Of course, ruggedness is all relative.

Grizzly Adams I am not, a verity confirmed some 18 years ago when I made one of my first extended trips up the California coast. Destination: Big Sur.

I'd just gotten engaged, and this was supposed to be a romantic excursion for me and Randye, my bride-to-be. Because we enjoy hiking but aren't big campers, we decided to rent a cabin under the redwoods.

After we unpacked, I tossed a couple of logs into the fireplace. (Cue the mood music.) Suddenly, the cabin filled with smoke. I'd forgotten, apparently, to open the flue. We killed the fire, cracked all the windows and headed to dinner.

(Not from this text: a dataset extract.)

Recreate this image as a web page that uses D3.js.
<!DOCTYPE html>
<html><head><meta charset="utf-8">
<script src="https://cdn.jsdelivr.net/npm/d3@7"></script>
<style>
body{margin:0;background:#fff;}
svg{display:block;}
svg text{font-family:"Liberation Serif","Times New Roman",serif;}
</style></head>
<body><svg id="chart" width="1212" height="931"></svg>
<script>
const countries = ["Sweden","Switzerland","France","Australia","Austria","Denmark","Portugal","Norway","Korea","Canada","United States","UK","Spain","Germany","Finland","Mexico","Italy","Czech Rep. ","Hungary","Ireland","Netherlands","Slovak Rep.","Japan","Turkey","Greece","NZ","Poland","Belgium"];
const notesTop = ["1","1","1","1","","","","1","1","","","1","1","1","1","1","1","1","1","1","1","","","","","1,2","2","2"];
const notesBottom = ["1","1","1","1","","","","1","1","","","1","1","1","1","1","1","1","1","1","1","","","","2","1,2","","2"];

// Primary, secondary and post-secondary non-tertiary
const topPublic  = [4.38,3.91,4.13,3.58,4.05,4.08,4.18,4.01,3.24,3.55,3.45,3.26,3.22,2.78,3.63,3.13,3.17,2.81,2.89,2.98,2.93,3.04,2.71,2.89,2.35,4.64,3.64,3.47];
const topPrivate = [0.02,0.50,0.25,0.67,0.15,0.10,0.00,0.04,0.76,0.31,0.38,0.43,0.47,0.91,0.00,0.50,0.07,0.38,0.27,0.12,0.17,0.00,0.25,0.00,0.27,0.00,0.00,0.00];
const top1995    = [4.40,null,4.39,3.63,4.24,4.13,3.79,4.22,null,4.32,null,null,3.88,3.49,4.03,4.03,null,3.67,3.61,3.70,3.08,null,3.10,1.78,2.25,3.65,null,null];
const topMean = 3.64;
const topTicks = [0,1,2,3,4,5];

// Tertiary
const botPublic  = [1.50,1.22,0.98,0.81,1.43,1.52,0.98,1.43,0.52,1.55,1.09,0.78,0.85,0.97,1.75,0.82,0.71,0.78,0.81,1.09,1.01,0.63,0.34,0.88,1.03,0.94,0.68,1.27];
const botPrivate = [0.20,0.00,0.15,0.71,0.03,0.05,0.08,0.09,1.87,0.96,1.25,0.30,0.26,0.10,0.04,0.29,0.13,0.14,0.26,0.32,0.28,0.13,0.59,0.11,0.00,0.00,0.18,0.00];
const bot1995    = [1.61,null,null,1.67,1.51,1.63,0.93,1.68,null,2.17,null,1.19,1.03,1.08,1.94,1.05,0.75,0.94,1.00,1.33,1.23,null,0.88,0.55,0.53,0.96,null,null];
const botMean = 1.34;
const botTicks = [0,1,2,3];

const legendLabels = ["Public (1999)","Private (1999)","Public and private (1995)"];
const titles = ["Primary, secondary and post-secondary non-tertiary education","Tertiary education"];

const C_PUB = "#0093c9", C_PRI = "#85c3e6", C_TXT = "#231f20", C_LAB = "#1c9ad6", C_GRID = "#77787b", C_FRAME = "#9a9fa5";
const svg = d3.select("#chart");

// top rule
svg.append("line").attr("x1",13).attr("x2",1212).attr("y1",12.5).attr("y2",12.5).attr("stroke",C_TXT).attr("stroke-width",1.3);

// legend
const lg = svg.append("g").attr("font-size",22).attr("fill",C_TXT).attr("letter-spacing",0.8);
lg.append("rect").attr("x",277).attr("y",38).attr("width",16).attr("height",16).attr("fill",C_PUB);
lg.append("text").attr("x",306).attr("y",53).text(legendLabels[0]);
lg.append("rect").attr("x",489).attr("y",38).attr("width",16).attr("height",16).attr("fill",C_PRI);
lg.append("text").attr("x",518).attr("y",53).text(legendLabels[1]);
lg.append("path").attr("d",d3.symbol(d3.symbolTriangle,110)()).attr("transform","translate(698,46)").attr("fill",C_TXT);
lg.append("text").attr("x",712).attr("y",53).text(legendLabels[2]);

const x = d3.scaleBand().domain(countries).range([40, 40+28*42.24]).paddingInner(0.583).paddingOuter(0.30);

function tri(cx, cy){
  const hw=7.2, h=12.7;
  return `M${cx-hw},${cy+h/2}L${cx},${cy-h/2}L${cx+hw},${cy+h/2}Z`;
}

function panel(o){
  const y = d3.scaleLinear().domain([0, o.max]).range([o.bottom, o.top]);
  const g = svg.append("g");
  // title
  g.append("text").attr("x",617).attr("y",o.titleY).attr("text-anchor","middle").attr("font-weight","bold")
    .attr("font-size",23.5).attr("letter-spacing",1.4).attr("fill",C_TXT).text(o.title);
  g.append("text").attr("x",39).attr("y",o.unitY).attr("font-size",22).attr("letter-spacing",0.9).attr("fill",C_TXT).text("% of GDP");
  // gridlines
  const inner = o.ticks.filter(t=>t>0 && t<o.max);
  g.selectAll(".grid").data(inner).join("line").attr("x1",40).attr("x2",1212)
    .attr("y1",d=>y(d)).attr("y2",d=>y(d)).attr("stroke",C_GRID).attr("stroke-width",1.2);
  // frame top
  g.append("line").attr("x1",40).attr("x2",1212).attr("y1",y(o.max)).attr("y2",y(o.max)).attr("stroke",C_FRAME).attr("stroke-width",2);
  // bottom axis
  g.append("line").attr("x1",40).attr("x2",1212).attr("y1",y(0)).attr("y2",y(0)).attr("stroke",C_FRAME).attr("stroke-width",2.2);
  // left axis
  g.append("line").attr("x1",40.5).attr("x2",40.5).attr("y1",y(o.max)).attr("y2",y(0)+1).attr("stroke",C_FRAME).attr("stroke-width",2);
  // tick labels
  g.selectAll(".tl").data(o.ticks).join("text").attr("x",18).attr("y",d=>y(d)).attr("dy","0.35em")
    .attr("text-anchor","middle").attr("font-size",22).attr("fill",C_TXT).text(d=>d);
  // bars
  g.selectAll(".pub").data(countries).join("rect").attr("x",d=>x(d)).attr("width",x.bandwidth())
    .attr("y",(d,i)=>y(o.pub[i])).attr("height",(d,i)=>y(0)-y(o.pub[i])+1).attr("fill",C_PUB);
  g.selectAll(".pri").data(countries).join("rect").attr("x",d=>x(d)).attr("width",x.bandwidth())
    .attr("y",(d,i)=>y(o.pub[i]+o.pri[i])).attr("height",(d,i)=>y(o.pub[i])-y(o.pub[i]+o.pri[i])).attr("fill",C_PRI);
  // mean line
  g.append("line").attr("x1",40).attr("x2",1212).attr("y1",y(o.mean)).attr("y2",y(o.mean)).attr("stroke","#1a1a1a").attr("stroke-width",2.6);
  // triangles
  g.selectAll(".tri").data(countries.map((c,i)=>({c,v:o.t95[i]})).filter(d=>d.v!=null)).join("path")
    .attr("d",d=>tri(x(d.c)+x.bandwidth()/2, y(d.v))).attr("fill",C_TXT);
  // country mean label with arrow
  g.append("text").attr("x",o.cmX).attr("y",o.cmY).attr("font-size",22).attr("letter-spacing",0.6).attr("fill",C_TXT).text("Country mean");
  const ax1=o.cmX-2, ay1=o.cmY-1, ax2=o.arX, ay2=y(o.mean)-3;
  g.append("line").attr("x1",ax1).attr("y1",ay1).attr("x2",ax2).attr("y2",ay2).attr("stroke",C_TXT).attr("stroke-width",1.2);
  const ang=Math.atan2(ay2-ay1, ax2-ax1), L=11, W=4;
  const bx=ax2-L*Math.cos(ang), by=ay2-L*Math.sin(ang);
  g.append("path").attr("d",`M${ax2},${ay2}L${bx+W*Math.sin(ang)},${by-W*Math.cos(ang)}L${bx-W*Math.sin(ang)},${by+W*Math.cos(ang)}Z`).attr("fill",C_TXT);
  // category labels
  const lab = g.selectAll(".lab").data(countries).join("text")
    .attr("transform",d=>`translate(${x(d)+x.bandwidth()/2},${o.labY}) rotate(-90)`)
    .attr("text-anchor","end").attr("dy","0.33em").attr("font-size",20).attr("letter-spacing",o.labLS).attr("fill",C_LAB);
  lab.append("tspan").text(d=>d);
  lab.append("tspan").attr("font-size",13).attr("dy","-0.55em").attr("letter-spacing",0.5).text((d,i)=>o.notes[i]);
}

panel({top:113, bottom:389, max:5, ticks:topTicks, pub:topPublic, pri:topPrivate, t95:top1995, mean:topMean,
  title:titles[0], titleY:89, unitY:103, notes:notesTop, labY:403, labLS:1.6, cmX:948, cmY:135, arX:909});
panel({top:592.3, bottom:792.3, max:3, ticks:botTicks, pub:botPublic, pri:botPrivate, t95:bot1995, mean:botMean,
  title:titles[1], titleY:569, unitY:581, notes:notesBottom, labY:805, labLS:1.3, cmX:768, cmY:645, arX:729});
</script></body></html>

By the time we returned, the noxious fumes had dissipated, and things were looking up. Briefly. As Randye went to shower, she discovered a coating of scum on the floor of the stall so slick, she could have attempted a triple axel.

The bed sheets--soiled and musty--weren't much more inviting. As we turned in, Randye was clad in so many layers of sweats that she looked like the lost-and-found bin at an elementary school. Any thoughts I'd had of an amorous evening were dashed.

For my part, I learned something about the woods that night: Geez, it's quiet out there. Jack Kerouac, in his book "Big Sur," describes the sense of doom that one can feel when looking down the steep seaside bluffs--"huge black rocks . . . dripping wet slime, a billion years of woe right there." For me, though, the real terror lay inland, amid all that silence. Every twig that snapped was, in my mind, a homicidal maniac nearing the cabin door. I dozed for an hour, tops.

The next morning, Randye scanned the guidebooks for another place to stay. We knew we couldn't afford it, but our eyes kept drifting to one entry: Ventana Inn & Spa, the high-end luxury resort. And so the calculus began: If we cut our trip in half and pocketed a few apples and crackers from the complimentary wine and cheese to have for dinner, maybe we could swing it.

Lorena Silva, who works the front desk at Ventana, says we're far from the only ones to have made such a blissful upgrade. "They come in smelling like campfire smoke," she says.

Or maybe that's fireplace smoke. Those flues can be rather pesky.